Target posted 3.9% sales growth in the second quarter, following a 2% gain in the first quarter. In contrast, Wal-Mart sales contracted again in the second quarter, capping nine straight quarters of sales declines. More recently, Wal-Mart has finally been posting slight sales gains since July and was able to break the string of declines in this week's earnings report. But Target sales have been going up much more, at 5.3% in September and 3.3% in October.

Target believes PFresh is responsible for a percentage point of the year-over-year sales gains cited above. "In addition to telling us that they like their new store, guests show us by increasing their visits and spending in remodeled stores," CEO Gregg Steinhafel said in the company's second-quarter conference call.
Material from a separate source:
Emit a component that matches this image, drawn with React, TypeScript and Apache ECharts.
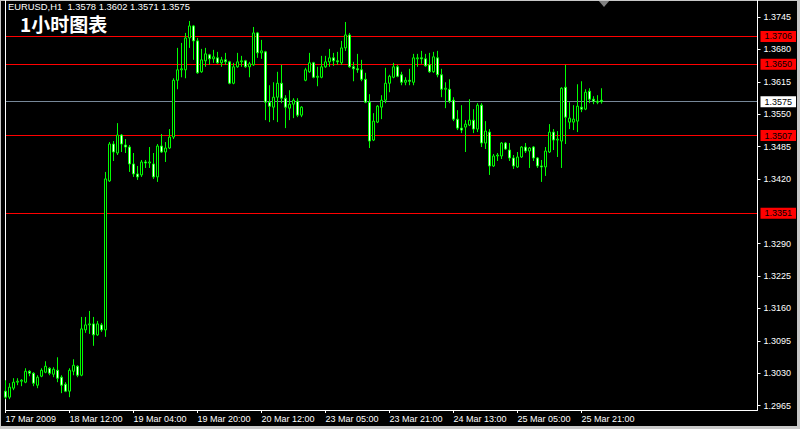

The discount card is also helping. Converting customers to a REDcard typically increases store visits by 40% to 50%, says Target. And people who already had a Target card and activate the 5% discount increase visits by about 10%. By the end of the year, Target thinks the 5% discount will be boosting year-over-year sales by 2 percentage points.
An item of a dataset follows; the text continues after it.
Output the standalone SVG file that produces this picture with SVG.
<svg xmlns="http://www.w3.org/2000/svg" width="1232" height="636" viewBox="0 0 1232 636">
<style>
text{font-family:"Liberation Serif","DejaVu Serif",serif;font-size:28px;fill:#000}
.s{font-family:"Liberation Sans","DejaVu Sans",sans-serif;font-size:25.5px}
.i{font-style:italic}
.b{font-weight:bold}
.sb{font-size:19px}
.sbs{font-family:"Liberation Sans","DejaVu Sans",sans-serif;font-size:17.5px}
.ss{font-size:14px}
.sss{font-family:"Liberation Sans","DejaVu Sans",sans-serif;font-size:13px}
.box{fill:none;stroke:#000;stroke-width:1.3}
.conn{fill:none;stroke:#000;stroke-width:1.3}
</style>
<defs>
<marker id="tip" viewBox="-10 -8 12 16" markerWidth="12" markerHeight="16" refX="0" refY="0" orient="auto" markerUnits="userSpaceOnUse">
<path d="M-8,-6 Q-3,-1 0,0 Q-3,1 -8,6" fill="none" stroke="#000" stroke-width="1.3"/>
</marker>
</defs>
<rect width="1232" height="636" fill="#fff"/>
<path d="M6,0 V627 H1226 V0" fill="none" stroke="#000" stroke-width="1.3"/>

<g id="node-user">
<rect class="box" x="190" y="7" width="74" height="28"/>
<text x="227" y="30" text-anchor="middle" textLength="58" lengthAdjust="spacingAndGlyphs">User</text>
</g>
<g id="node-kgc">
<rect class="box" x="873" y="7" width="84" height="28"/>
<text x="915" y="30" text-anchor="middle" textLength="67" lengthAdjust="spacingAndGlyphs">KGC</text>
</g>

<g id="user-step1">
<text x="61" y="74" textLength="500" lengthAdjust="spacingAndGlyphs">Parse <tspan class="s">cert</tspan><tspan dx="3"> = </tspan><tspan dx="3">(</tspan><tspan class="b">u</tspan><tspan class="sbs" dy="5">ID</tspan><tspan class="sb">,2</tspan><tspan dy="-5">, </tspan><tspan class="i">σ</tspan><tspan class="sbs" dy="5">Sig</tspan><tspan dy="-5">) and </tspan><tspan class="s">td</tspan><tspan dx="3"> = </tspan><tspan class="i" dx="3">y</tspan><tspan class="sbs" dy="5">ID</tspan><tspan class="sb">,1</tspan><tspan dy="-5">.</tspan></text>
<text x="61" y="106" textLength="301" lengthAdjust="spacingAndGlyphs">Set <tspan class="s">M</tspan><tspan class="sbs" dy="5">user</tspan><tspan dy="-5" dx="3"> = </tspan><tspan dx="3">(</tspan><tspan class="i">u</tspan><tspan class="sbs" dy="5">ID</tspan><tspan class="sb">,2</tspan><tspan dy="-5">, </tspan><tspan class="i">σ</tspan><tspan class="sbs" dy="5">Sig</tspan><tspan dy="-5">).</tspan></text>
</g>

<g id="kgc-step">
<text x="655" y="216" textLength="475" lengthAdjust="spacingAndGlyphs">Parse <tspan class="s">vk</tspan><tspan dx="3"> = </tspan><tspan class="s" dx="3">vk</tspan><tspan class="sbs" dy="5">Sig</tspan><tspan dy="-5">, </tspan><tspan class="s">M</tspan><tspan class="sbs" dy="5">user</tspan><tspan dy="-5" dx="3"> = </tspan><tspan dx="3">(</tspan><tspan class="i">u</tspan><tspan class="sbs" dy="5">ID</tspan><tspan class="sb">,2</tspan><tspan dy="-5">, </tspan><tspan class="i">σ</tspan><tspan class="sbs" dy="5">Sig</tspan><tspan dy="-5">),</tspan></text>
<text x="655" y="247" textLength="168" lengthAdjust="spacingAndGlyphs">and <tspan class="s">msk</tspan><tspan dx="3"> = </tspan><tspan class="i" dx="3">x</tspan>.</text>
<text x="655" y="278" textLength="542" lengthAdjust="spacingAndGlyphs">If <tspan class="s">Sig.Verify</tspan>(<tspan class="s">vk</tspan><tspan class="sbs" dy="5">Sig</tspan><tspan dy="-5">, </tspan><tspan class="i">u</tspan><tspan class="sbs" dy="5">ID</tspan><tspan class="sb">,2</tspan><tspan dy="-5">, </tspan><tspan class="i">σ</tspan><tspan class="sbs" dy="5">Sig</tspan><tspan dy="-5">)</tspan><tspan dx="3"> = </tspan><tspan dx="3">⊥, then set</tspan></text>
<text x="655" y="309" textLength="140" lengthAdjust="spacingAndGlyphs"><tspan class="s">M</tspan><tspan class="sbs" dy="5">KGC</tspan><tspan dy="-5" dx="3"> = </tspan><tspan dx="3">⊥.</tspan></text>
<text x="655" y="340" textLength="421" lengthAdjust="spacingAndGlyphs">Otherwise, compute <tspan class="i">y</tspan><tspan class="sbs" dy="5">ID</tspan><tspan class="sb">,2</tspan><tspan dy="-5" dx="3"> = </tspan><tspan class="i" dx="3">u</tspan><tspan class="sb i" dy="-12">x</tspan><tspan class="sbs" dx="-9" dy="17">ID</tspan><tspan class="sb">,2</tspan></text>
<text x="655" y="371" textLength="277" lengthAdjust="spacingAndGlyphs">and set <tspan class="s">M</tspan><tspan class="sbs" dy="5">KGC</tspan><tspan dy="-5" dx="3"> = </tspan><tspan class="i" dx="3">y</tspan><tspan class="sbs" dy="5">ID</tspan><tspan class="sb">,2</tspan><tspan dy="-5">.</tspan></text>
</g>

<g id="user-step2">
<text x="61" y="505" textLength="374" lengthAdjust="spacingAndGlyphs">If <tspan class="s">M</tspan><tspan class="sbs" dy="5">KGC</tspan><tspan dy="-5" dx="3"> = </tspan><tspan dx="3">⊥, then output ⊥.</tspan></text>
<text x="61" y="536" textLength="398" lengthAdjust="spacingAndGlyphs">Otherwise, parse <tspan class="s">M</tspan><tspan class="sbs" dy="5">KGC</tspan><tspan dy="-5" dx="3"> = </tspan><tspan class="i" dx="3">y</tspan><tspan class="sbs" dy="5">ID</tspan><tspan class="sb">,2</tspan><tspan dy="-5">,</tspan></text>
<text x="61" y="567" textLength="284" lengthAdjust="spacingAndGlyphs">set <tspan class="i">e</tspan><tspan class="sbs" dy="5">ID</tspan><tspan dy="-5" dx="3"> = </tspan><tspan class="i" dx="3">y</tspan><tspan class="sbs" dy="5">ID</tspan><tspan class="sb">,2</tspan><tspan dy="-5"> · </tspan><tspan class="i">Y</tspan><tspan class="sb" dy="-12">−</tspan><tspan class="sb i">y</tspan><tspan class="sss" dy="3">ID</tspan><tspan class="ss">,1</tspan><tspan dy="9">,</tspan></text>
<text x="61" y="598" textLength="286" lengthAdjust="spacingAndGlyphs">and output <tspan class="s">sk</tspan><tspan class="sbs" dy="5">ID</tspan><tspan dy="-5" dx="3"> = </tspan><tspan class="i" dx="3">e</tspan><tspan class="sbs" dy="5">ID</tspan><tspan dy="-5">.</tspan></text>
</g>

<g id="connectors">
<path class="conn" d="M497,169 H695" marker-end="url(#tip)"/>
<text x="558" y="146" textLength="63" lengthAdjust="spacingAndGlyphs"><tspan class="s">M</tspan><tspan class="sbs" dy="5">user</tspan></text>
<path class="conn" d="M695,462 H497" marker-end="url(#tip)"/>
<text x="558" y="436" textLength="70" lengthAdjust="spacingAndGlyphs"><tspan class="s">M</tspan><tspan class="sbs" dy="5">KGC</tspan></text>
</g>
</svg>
A big problem, though, is that all of this is causing profit margins to slip, at least by one measure, as predicted by Morningstar's Keara. Gross margins, defined as sales minus the cost of goods, have been falling slightly. That's not a trend you want to see in retail. But it might not tell the whole story, for two reasons.

First, when you factor in fixed overhead, as well as the cost of the stuff that's sold, you can see the beginnings of a payoff in Target's strategy. Simply put, overall sales are growing faster than this broader measure of costs, says Weitz. So while Target is boosting sales by adding lower-margin goods and discounts, it's layering more sales on top -- a recipe for success, says Maile Clark, an analyst with MFS investment Management.

A nagging problem, though, is that customers stepping up their grocery shopping aren't wandering over into other parts of the store to buy clothing and household furnishings often enough. While the food business is growing by leaps and bounds -- sales are growing by around 15% annually -- Target is seeing only "a very slight increase" in the sales of other stuff as a result, says Steinhafel.